Estoy cansado, mi cerebro se cansa de ir y venir por callejones de género, se cansa con la iteración. Me propongo un descanso, fuera se oyen los grillos, me levanto y saco el mp3 de la gabardina, caen al suelo unas viejas fotos raídas, cuando se hicieron esas fotos no imaginaba que me vería metido en esta trama de intento de fundamentación que me haría separarme de todo lo que había sido mi vida hasta entonces. Dos canciones. La primera comienza como un circo y se convierte en una balada alrededor de “Los 400 golpes” de Truffaut, uno de los mejores ejercicios de cinefilia acometido por una canción (“cine, cine”, Luis Eduardo Aute). Me relaja, las preocupaciones desaparecen, al menos aparentemente.

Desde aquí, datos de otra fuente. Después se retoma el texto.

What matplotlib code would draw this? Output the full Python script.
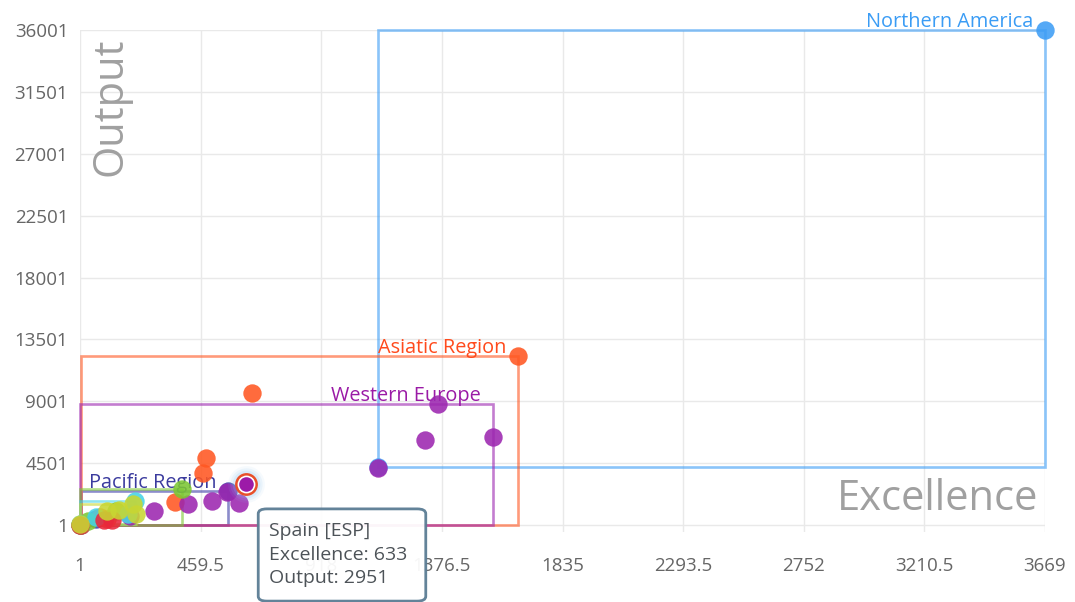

La segunda canción me sirve para volver a ponerme en el camino de análisis del contenido de “42nd Street Forever, Vol.1”: cambio de tercio, un tema de Dani Ro, un auténtico festín rapeado de pura serie B de género, un luchador europeo viaja a un peligroso y exótico paraje a participar en un campeonato con los participantes más heterogéneos, más como los torneos de artes marciales de “Dragon Ball” que como el de “Operación Dragón” (Robert Clouse, 1973), el joven europeo dispuesto a demostrar a su padre lo que sabe va cargándose oponentes en esta lucha a muerte, a un enano o a un tipo gordo como Kingpin, la final es contra un viejo conocido del luchador, uno al que ganó en Namibia y éste resentido mató a su familia, en definitiva puro cine.
A veces pienso que esto no va a poder continuar, que el camino se acaba aquí, que la búsqueda también se acaba aquí, que, si acaso lo que busco no está ya contenido en mi propia búsqueda, en mi mismo, yo soy el todo, y con lograr representarme por algún canal sería lograr la consecución de una respuesta positiva en las redes de este caso que me ha encargado, tal vez, el diablo mismo, con barba postiza, sentado en mi despacho obligándome a vigilarme a mi mismo, poniéndome noches y noches de guardia mirando en mi interior, si acaso no era esa ya mi obsesión, si acaso el diablo no era yo, si acaso soy yo el mismo que me envía los cheques.